* WORK TO DO *
Restate the data exactly as given and keep the pictures out.

-- BEGIN MATERIAL --

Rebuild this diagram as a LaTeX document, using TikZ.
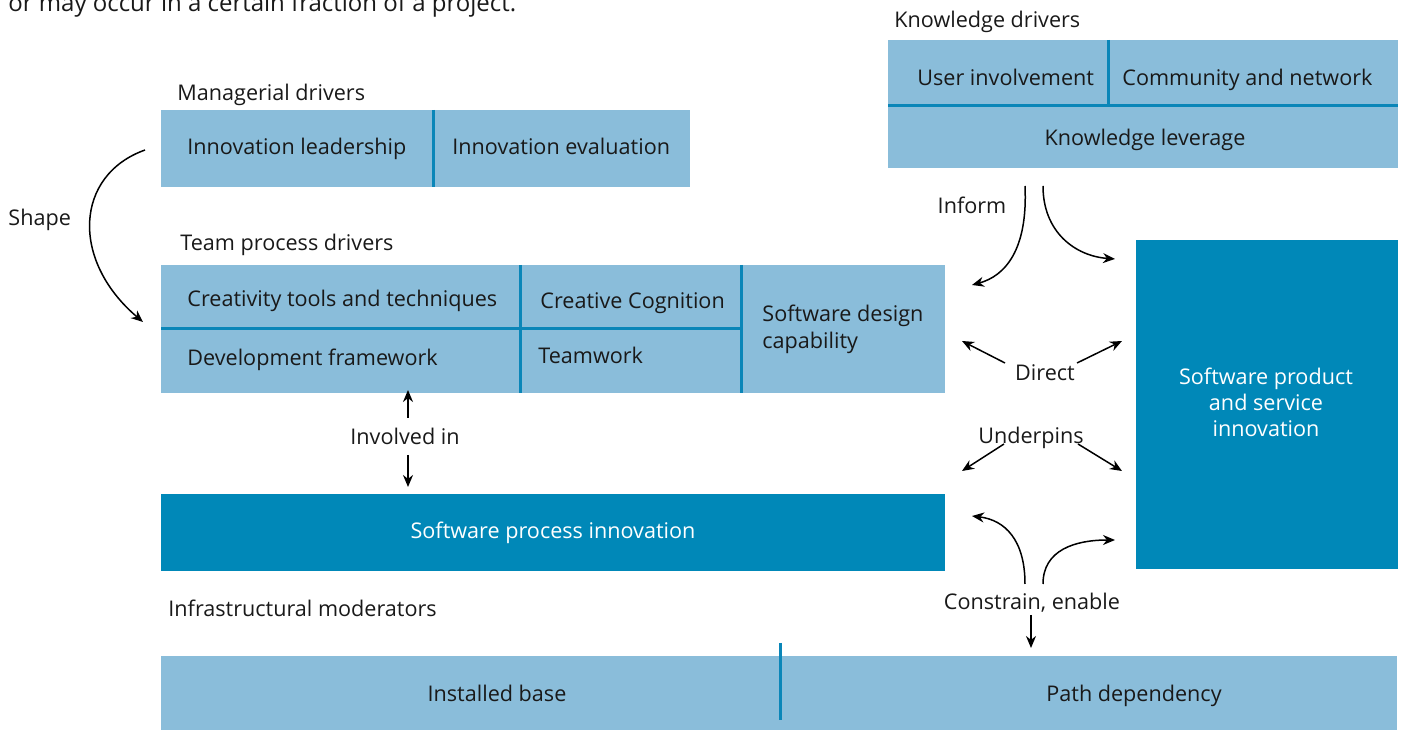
\documentclass[tikz,border=0pt]{standalone}
\usepackage{fontspec}
\setmainfont{Open Sans}
\usetikzlibrary{arrows.meta}
\definecolor{cellblue}{HTML}{8ABDDA}
\definecolor{deepblue}{HTML}{0088B8}
\definecolor{rule}{HTML}{0A86B8}

\begin{document}
\begin{tikzpicture}[x=0.5pt,y=-0.5pt,
  font=\fontsize{10.8}{13}\selectfont,
  panel/.style={fill=cellblue},
  darkpanel/.style={fill=deepblue},
  divider/.style={draw=rule,line width=1.5pt},
  textline/.style={inner sep=0pt,text height=7.7pt,text depth=0pt},
  txt/.style={textline,anchor=west,text=black!90},
  ctxt/.style={textline,text=black!90},
  wtxt/.style={textline,text=white,align=center},
  link/.style={line width=0.75pt,-{Stealth[length=6pt,width=5pt]}}]

\useasboundingbox (0,0) rectangle (1405,731);

% running text of the page above
\node[inner sep=0pt,anchor=base west,text=black!90,font=\fontsize{12}{14}\selectfont] (caption) at (8,12) {or may occur in a certain fraction of a project.};

% ---- Knowledge drivers ----
\node[txt] (kdlabel) at (894,20) {Knowledge drivers};
\path[panel] (888,40) rectangle (1398,168);
\draw[divider] (888,106) -- (1398,106);
\draw[divider] (1108,40) -- (1108,106);
\node[txt] (user) at (917,78) {User involvement};
\node[txt] (community) at (1122,78) {Community and network};
\node[ctxt] (leverage) at (1145,138) {Knowledge leverage};

% ---- Managerial drivers ----
\node[txt] (mdlabel) at (177,93) {Managerial drivers};
\path[panel] (161,110) rectangle (690,187);
\draw[divider] (433,110) -- (433,187);
\node[txt] (leadership) at (187,147) {Innovation leadership};
\node[txt] (evaluation) at (452,147) {Innovation evaluation};

% ---- Team process drivers ----
\node[txt] (tplabel) at (180,243) {Team process drivers};
\path[panel] (161,265) rectangle (945,393);
\draw[divider] (161,329) -- (741,329);
\draw[divider] (520,265) -- (520,393);
\draw[divider] (741,265) -- (741,393);
\node[txt] (creativity) at (187,299) {Creativity tools and techniques};
\node[txt] (cognition) at (540,301) {Creative Cognition};
\node[txt,align=left,text height=21.2pt,
      font=\fontsize{10.8}{13.5}\selectfont] (design) at (762,327.5) {Software design\\capability};
\node[txt] (framework) at (187,358) {Development framework};
\node[txt] (teamwork) at (538,356) {Teamwork};

% ---- Outcomes ----
\path[darkpanel] (161,494) rectangle (945,571);
\node[wtxt] (process) at (553,531) {Software process innovation};
\path[darkpanel] (1136,240) rectangle (1398,569);
\node[wtxt,text height=33.7pt] (product) at (1266,403) {Software product\\and service\\innovation};

% ---- Infrastructural moderators ----
\node[txt] (imlabel) at (168,609) {Infrastructural moderators};
\path[panel] (161,656) rectangle (1397,730);
\draw[divider] (780,643) -- (780,720);
\node[ctxt] (installed) at (497,694) {Installed base};
\node[ctxt] (path) at (1134,694) {Path dependency};

% ---- relation labels ----
\node[txt] (shape) at (8,218) {Shape};
\node[ctxt] (inform) at (972,206) {Inform};
\node[ctxt] (direct) at (1045,373) {Direct};
\node[ctxt] (underpins) at (1031,436) {Underpins};
\node[ctxt] (involved) at (405,437) {Involved in};
\node[ctxt] (constrain) at (1032,602) {Constrain, enable};

% ---- connector end points ----
\coordinate (shapeA) at (145,150);
\coordinate (shapeB) at (143,322);
\coordinate (infA) at (1025,186);
\coordinate (infB) at (972,285);
\coordinate (infC) at (1043,186);
\coordinate (infD) at (1115,259);
\coordinate (dirA) at (1005,363);
\coordinate (dirB) at (962,341);
\coordinate (dirC) at (1077,363);
\coordinate (dirD) at (1122,341);
\coordinate (undA) at (1004,444);
\coordinate (undB) at (962,471);
\coordinate (undC) at (1078,444);
\coordinate (undD) at (1122,471);
\coordinate (invA) at (408,418);
\coordinate (invB) at (408,390);
\coordinate (invC) at (408,455);
\coordinate (invD) at (408,487);
\coordinate (conA) at (1025,584);
\coordinate (conB) at (972,516);
\coordinate (conC) at (1043,584);
\coordinate (conD) at (1115,540);
\coordinate (conE) at (1031,615);
\coordinate (conF) at (1031,648);

% ---- connectors ----
\draw[link] (shapeA) .. controls (75,175) and (70,260) .. (shapeB);
\draw[link] (infA) .. controls (1028,250) and (1005,276) .. (infB);
\draw[link] (infC) .. controls (1043,232) and (1075,256) .. (infD);
\draw[link] (dirA) -- (dirB);
\draw[link] (dirC) -- (dirD);
\draw[link] (undA) -- (undB);
\draw[link] (undC) -- (undD);
\draw[link] (invA) -- (invB);
\draw[link] (invC) -- (invD);
\draw[link] (conA) .. controls (1025,540) and (1005,520) .. (conB);
\draw[link] (conC) .. controls (1043,550) and (1075,540) .. (conD);
\draw[link] (conE) -- (conF);
\end{tikzpicture}
\end{document}
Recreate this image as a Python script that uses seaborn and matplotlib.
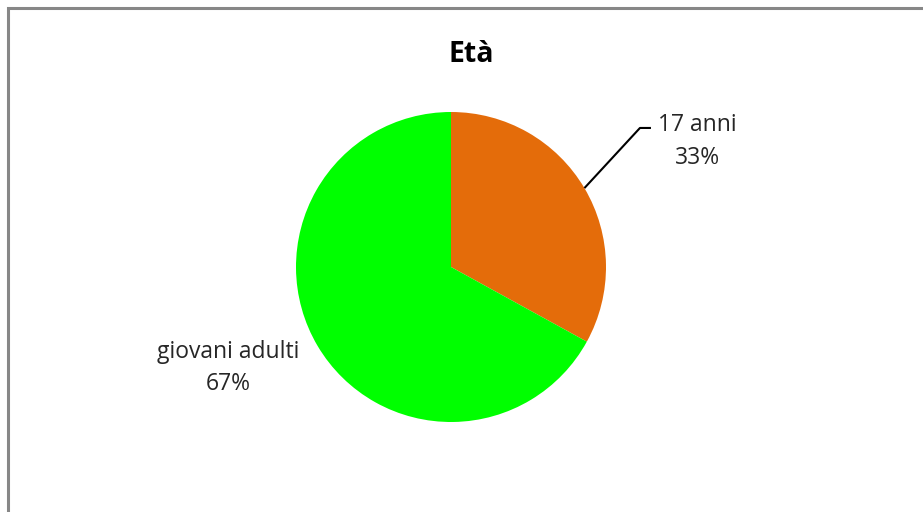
import numpy as np
import matplotlib.pyplot as plt
import matplotlib.patches as mpatches
import seaborn as sns

sns.set_style("white")
plt.rcParams['font.family'] = ['Open Sans', 'DejaVu Sans']

# Data
labels = ['17 anni', 'giovani adulti']
values = [33, 67]
pct_labels = ['33%', '67%']
colors = ['#E46C0A', '#00FF00']

W, H = 923, 512
fig = plt.figure(figsize=(W / 100, H / 100), dpi=100)

# chart frame (cropped at right/bottom like the original)
frame = mpatches.Rectangle((8 / W, -0.1), 1.2, 1 - 8 / H + 0.1, transform=fig.transFigure,
                           fill=False, edgecolor='#878787', linewidth=2.2)
fig.patches.append(frame)

# pie axes: center (451, 267), radius 155 px
cx, cy, r = 451, 267, 155
ax = fig.add_axes([(cx - r) / W, (H - cy - r) / H, 2 * r / W, 2 * r / H])
wedges, _ = ax.pie(values, colors=colors, startangle=90, counterclock=False,
                   radius=1, wedgeprops=dict(linewidth=0))
ax.set_xlim(-1, 1)
ax.set_ylim(-1, 1)
ax.set_aspect('equal')
ax.axis('off')

# label for 17 anni with leader line
w0 = wedges[0]
ang = np.deg2rad((w0.theta1 + w0.theta2) / 2)
x0, y0 = np.cos(ang), np.sin(ang)
ax.plot([x0, 1.219, 1.29], [y0, 0.897, 0.897], color='black', linewidth=1.5,
        clip_on=False, solid_capstyle='butt')
ax.text(1.59, 0.81, f'{labels[0]}\n{pct_labels[0]}', ha='center', va='center',
        fontsize=16.5, color='#262626', linespacing=1.45)

# label for giovani adulti
ax.text(-1.44, -0.65, f'{labels[1]}\n{pct_labels[1]}', ha='center', va='center',
        fontsize=16.5, color='#262626', linespacing=1.45)

fig.text(471 / W, 1 - 55 / H, 'Età', ha='center', va='center',
         fontsize=20.5, fontweight='bold', color='black')

fig.savefig('out.png', dpi=100)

-- END MATERIAL --

* FULL ANSWER *
Rebuild this diagram as a LaTeX document, using TikZ.
\documentclass[tikz,border=0pt]{standalone}
\usepackage{fontspec}
\setmainfont{Open Sans}
\usetikzlibrary{arrows.meta}
\definecolor{cellblue}{HTML}{8ABDDA}
\definecolor{deepblue}{HTML}{0088B8}
\definecolor{rule}{HTML}{0A86B8}

\begin{document}
\begin{tikzpicture}[x=0.5pt,y=-0.5pt,
  font=\fontsize{10.8}{13}\selectfont,
  panel/.style={fill=cellblue},
  darkpanel/.style={fill=deepblue},
  divider/.style={draw=rule,line width=1.5pt},
  textline/.style={inner sep=0pt,text height=7.7pt,text depth=0pt},
  txt/.style={textline,anchor=west,text=black!90},
  ctxt/.style={textline,text=black!90},
  wtxt/.style={textline,text=white,align=center},
  link/.style={line width=0.75pt,-{Stealth[length=6pt,width=5pt]}}]

\useasboundingbox (0,0) rectangle (1405,731);

% running text of the page above
\node[inner sep=0pt,anchor=base west,text=black!90,font=\fontsize{12}{14}\selectfont] (caption) at (8,12) {or may occur in a certain fraction of a project.};

% ---- Knowledge drivers ----
\node[txt] (kdlabel) at (894,20) {Knowledge drivers};
\path[panel] (888,40) rectangle (1398,168);
\draw[divider] (888,106) -- (1398,106);
\draw[divider] (1108,40) -- (1108,106);
\node[txt] (user) at (917,78) {User involvement};
\node[txt] (community) at (1122,78) {Community and network};
\node[ctxt] (leverage) at (1145,138) {Knowledge leverage};

% ---- Managerial drivers ----
\node[txt] (mdlabel) at (177,93) {Managerial drivers};
\path[panel] (161,110) rectangle (690,187);
\draw[divider] (433,110) -- (433,187);
\node[txt] (leadership) at (187,147) {Innovation leadership};
\node[txt] (evaluation) at (452,147) {Innovation evaluation};

% ---- Team process drivers ----
\node[txt] (tplabel) at (180,243) {Team process drivers};
\path[panel] (161,265) rectangle (945,393);
\draw[divider] (161,329) -- (741,329);
\draw[divider] (520,265) -- (520,393);
\draw[divider] (741,265) -- (741,393);
\node[txt] (creativity) at (187,299) {Creativity tools and techniques};
\node[txt] (cognition) at (540,301) {Creative Cognition};
\node[txt,align=left,text height=21.2pt,
      font=\fontsize{10.8}{13.5}\selectfont] (design) at (762,327.5) {Software design\\capability};
\node[txt] (framework) at (187,358) {Development framework};
\node[txt] (teamwork) at (538,356) {Teamwork};

% ---- Outcomes ----
\path[darkpanel] (161,494) rectangle (945,571);
\node[wtxt] (process) at (553,531) {Software process innovation};
\path[darkpanel] (1136,240) rectangle (1398,569);
\node[wtxt,text height=33.7pt] (product) at (1266,403) {Software product\\and service\\innovation};

% ---- Infrastructural moderators ----
\node[txt] (imlabel) at (168,609) {Infrastructural moderators};
\path[panel] (161,656) rectangle (1397,730);
\draw[divider] (780,643) -- (780,720);
\node[ctxt] (installed) at (497,694) {Installed base};
\node[ctxt] (path) at (1134,694) {Path dependency};

% ---- relation labels ----
\node[txt] (shape) at (8,218) {Shape};
\node[ctxt] (inform) at (972,206) {Inform};
\node[ctxt] (direct) at (1045,373) {Direct};
\node[ctxt] (underpins) at (1031,436) {Underpins};
\node[ctxt] (involved) at (405,437) {Involved in};
\node[ctxt] (constrain) at (1032,602) {Constrain, enable};

% ---- connector end points ----
\coordinate (shapeA) at (145,150);
\coordinate (shapeB) at (143,322);
\coordinate (infA) at (1025,186);
\coordinate (infB) at (972,285);
\coordinate (infC) at (1043,186);
\coordinate (infD) at (1115,259);
\coordinate (dirA) at (1005,363);
\coordinate (dirB) at (962,341);
\coordinate (dirC) at (1077,363);
\coordinate (dirD) at (1122,341);
\coordinate (undA) at (1004,444);
\coordinate (undB) at (962,471);
\coordinate (undC) at (1078,444);
\coordinate (undD) at (1122,471);
\coordinate (invA) at (408,418);
\coordinate (invB) at (408,390);
\coordinate (invC) at (408,455);
\coordinate (invD) at (408,487);
\coordinate (conA) at (1025,584);
\coordinate (conB) at (972,516);
\coordinate (conC) at (1043,584);
\coordinate (conD) at (1115,540);
\coordinate (conE) at (1031,615);
\coordinate (conF) at (1031,648);

% ---- connectors ----
\draw[link] (shapeA) .. controls (75,175) and (70,260) .. (shapeB);
\draw[link] (infA) .. controls (1028,250) and (1005,276) .. (infB);
\draw[link] (infC) .. controls (1043,232) and (1075,256) .. (infD);
\draw[link] (dirA) -- (dirB);
\draw[link] (dirC) -- (dirD);
\draw[link] (undA) -- (undB);
\draw[link] (undC) -- (undD);
\draw[link] (invA) -- (invB);
\draw[link] (invC) -- (invD);
\draw[link] (conA) .. controls (1025,540) and (1005,520) .. (conB);
\draw[link] (conC) .. controls (1043,550) and (1075,540) .. (conD);
\draw[link] (conE) -- (conF);
\end{tikzpicture}
\end{document}
Recreate this image as a Python script that uses seaborn and matplotlib.
import numpy as np
import matplotlib.pyplot as plt
import matplotlib.patches as mpatches
import seaborn as sns

sns.set_style("white")
plt.rcParams['font.family'] = ['Open Sans', 'DejaVu Sans']

# Data
labels = ['17 anni', 'giovani adulti']
values = [33, 67]
pct_labels = ['33%', '67%']
colors = ['#E46C0A', '#00FF00']

W, H = 923, 512
fig = plt.figure(figsize=(W / 100, H / 100), dpi=100)

# chart frame (cropped at right/bottom like the original)
frame = mpatches.Rectangle((8 / W, -0.1), 1.2, 1 - 8 / H + 0.1, transform=fig.transFigure,
                           fill=False, edgecolor='#878787', linewidth=2.2)
fig.patches.append(frame)

# pie axes: center (451, 267), radius 155 px
cx, cy, r = 451, 267, 155
ax = fig.add_axes([(cx - r) / W, (H - cy - r) / H, 2 * r / W, 2 * r / H])
wedges, _ = ax.pie(values, colors=colors, startangle=90, counterclock=False,
                   radius=1, wedgeprops=dict(linewidth=0))
ax.set_xlim(-1, 1)
ax.set_ylim(-1, 1)
ax.set_aspect('equal')
ax.axis('off')

# label for 17 anni with leader line
w0 = wedges[0]
ang = np.deg2rad((w0.theta1 + w0.theta2) / 2)
x0, y0 = np.cos(ang), np.sin(ang)
ax.plot([x0, 1.219, 1.29], [y0, 0.897, 0.897], color='black', linewidth=1.5,
        clip_on=False, solid_capstyle='butt')
ax.text(1.59, 0.81, f'{labels[0]}\n{pct_labels[0]}', ha='center', va='center',
        fontsize=16.5, color='#262626', linespacing=1.45)

# label for giovani adulti
ax.text(-1.44, -0.65, f'{labels[1]}\n{pct_labels[1]}', ha='center', va='center',
        fontsize=16.5, color='#262626', linespacing=1.45)

fig.text(471 / W, 1 - 55 / H, 'Età', ha='center', va='center',
         fontsize=20.5, fontweight='bold', color='black')

fig.savefig('out.png', dpi=100)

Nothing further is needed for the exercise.